681.11212/11

The Acting Secretary of State to the Diplomatic Agent and Consul General at Tangier (Blake)

No. 594

Sir: The Department has received and studied your despatch of March 13, 1930,6 concerning the Vizirial Decree requiring that metal containers of imported canned foodstuffs be stamped with indications of the country of origin. For the present and until the Decree in question and the General Decree of October 14, 1914, have been submitted to this Government and have received its sanction, the Department feels that you should maintain your position that these Decrees shall not be made to apply to American ressortissants.

[Page 741]

Although the Department does not at this time wish to express any opinion as to the attitude which it may take with regard to giving sanction to the Decrees in question, you should perhaps know of the action which the Department took in 1928 relative to the French requirement that certain canned products being imported into France must have embossed or embedded on the cans an indication in the French language of the country of origin. There is enclosed, for your information, a copy of a portion of a note presented to the French Foreign Office in January 1929,7 in which this question is discussed. The French Government has taken no action on this request.
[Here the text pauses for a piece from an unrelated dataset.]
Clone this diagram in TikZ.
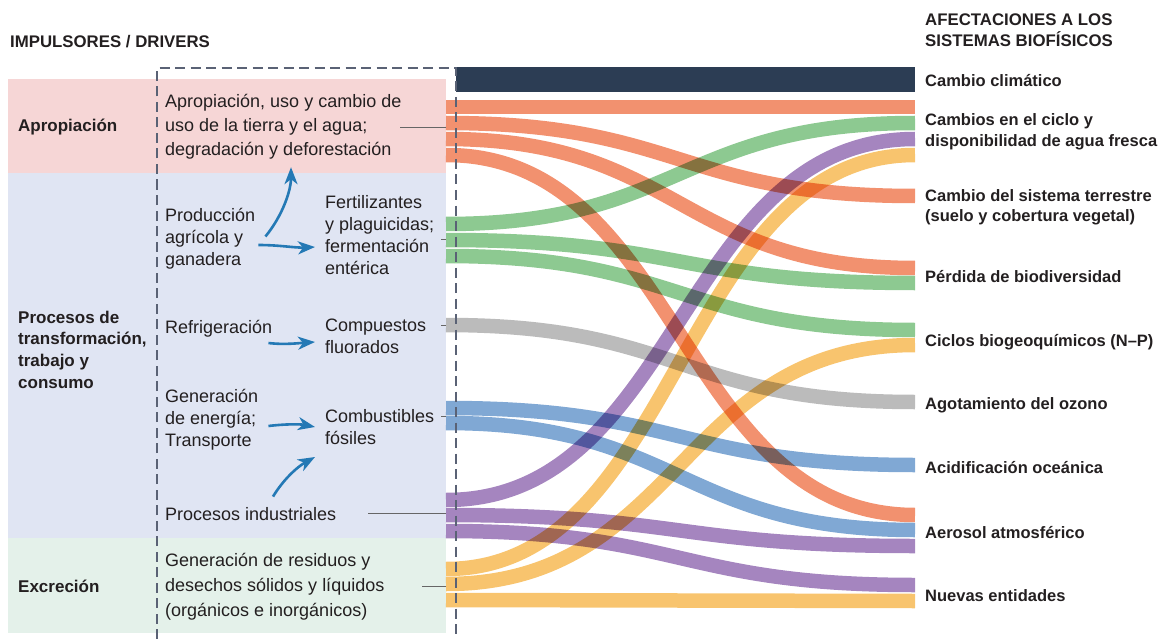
\documentclass[tikz,border=0pt]{standalone}
\usepackage{fontspec}
\setmainfont{Liberation Sans}
\usetikzlibrary{arrows.meta}
\definecolor{navy}{HTML}{2C3D54}
\definecolor{salmon}{HTML}{F2916F}
\definecolor{leaf}{HTML}{8DC991}
\definecolor{ash}{HTML}{BBBBBB}
\definecolor{sky}{HTML}{80A8D4}
\definecolor{lilac}{HTML}{A585BF}
\definecolor{amber}{HTML}{F8C46E}
\definecolor{pinkbg}{HTML}{F6D6D6}
\definecolor{bluebg}{HTML}{E0E5F3}
\definecolor{greenbg}{HTML}{E4F1EA}
\definecolor{arrowblue}{HTML}{2479B5}
\definecolor{dashgray}{HTML}{5A6275}
\definecolor{ink}{HTML}{231F20}

\begin{document}
\begin{tikzpicture}[x=1pt, y=-1pt,
    txt/.style={anchor=west, inner sep=2pt, align=left, text=ink, font=\fontsize{18}{22}\selectfont},
    cat/.style={txt, font=\bfseries\fontsize{17}{21.7}\selectfont},
    eff/.style={txt, font=\bfseries\fontsize{16.5}{20.5}\selectfont},
    flow/.style={draw=#1, line width=14.5pt, blend mode=multiply},
    tick/.style={draw=black!60, line width=0.9pt},
    push/.style={draw=arrowblue, line width=2.6pt, -{Stealth[length=17pt, width=13pt, inset=5pt]}}]
        \useasboundingbox (0,0) rectangle (1158,639);
        % Driver blocks
        \fill[pinkbg] (8,79) rectangle (446,173);
        \fill[bluebg] (8,173) rectangle (446,538);
        \fill[greenbg] (8,538) rectangle (446,633);
        % Headers
        \node[cat, font=\bfseries\fontsize{16.8}{21.5}\selectfont] (IMP) at (8,41.5) {IMPULSORES / DRIVERS};
        \node[cat, font=\bfseries\fontsize{16.8}{21.5}\selectfont] (AFE) at (923,30) {AFECTACIONES A LOS\\SISTEMAS BIOFÍSICOS};
        % Categories
        \node[cat] (APC) at (16,127) {Apropiación};
        \node[cat] (PRC) at (16,349.5) {Procesos de\\transformación,\\trabajo y\\consumo};
        \node[cat] (EXC) at (16,586.5) {Excreción};
        % Drivers
        \node[txt, font=\fontsize{18}{24}\selectfont] (APRO) at (163,127)
          {Apropiación, uso y cambio de\\uso de la tierra y el agua;\\degradación y deforestación};
        \node[txt] (PROD) at (163,238.5) {Producción\\agrícola y\\ganadera};
        \node[txt] (FERT) at (323,235.5) {Fertilizantes\\y plaguicidas;\\fermentación\\entérica};
        \node[txt] (REFR) at (163,329) {Refrigeración};
        \node[txt] (COMP) at (323,336.5) {Compuestos\\fluorados};
        \node[txt] (GEN) at (163,419.5) {Generación\\de energía;\\Transporte};
        \node[txt] (COMB) at (323,427.5) {Combustibles\\fósiles};
        \node[txt] (IND) at (163,514) {Procesos industriales};
        \node[txt, font=\fontsize{18}{25}\selectfont] (RES) at (163,587)
          {Generación de residuos y\\desechos sólidos y líquidos\\(orgánicos e inorgánicos)};
        % Effects
        \node[eff] (CLIM) at (923,80.5) {Cambio climático};
        \node[eff] (AGUA) at (923,132) {Cambios en el ciclo y\\disponibilidad de agua fresca};
        \node[eff] (TERR) at (923,207.5) {Cambio del sistema terrestre\\(suelo y cobertura vegetal)};
        \node[eff] (BIOD) at (923,277) {Pérdida de biodiversidad};
        \node[eff] (BGQ) at (923,342) {Ciclos biogeoquímicos (N--P)};
        \node[eff] (OZON) at (923,405) {Agotamiento del ozono};
        \node[eff] (ACID) at (923,468) {Acidificación oceánica};
        \node[eff] (AERO) at (923,533) {Aerosol atmosférico};
        \node[eff] (NUEV) at (923,596) {Nuevas entidades};
        % Flows
        \fill[navy] (456,67) rectangle (915,92);
        \foreach \ya/\yb/\c in {107/107/salmon, 123/196/salmon, 139/268/salmon, 155/515/salmon,
            224/123/leaf, 240/283/leaf, 256/330/leaf, 325/402/ash, 408/465/sky, 423/530/sky,
            500/139/lilac, 515/546/lilac, 531/585/lilac, 569/155/amber, 584/345/amber, 600/601/amber}
          \draw[flow=\c] (446,\ya) .. controls (680,\ya) and (680,\yb) .. (915,\yb);
        % Ports
        \coordinate (pAPRO) at (446,127);
        \coordinate (pFERT) at (446,239);
        \coordinate (pCOMP) at (446,325);
        \coordinate (pCOMB) at (446,416);
        \coordinate (pIND) at (446,513);
        \coordinate (pRES) at (446,586);
        \draw[tick] (pAPRO) -- +(-46,0);
        \draw[tick] (pFERT) -- +(-5,0);
        \draw[tick] (pCOMP) -- +(-5,0);
        \draw[tick] (pCOMB) -- +(-5,0);
        \draw[tick] (pIND) -- +(-78,0);
        \draw[tick] (pRES) -- +(-24,0);
        % Dashed frame
        \draw[dashgray, line width=1.2pt, dash pattern=on 10pt off 5.5pt]
          (157,639) -- (157,68) -- (456,68) -- (456,639);
        % Links between drivers
        \draw[push] ([shift={(8,-2)}]PROD.east) .. controls (283,215) and (291,190) .. ([shift={(128,5.5)}]APRO.south west);
        \draw[push] ([shift={(1,6.5)}]PROD.east) .. controls (280,245) and (295,248) .. ([shift={(-8,11.5)}]FERT.west);
        \draw[push] ([shift={(-6,14)}]REFR.east) .. controls (285,345) and (300,343) .. ([shift={(-8,5.5)}]COMP.west);
        \draw[push] ([shift={(8,6.5)}]GEN.east) .. controls (285,424) and (300,424) .. ([shift={(-8,-0.5)}]COMB.west);
        \draw[push] ([shift={(110,-8.6)}]IND.north west) .. controls (283,480) and (297,467) .. ([shift={(-8,29.5)}]COMB.west);
      \end{tikzpicture}
\end{document}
The Department realizes that the situation in Morocco is quite different from that existing in France but it is not impossible that the French authorities in the French Zone may offer to change the Decree in question in such a way as to meet the Department’s request as contained in the portion of the note presented in January 1929.

I am [etc.]

For the Acting Secretary of State:
Francis White
  1. See footnote 4, p. 739.
  2. Not printed; the note was delivered on February 11, 1929, to the French Foreign Office following the Department’s instruction No. 3005, December 20, 1928, to the Chargé in France.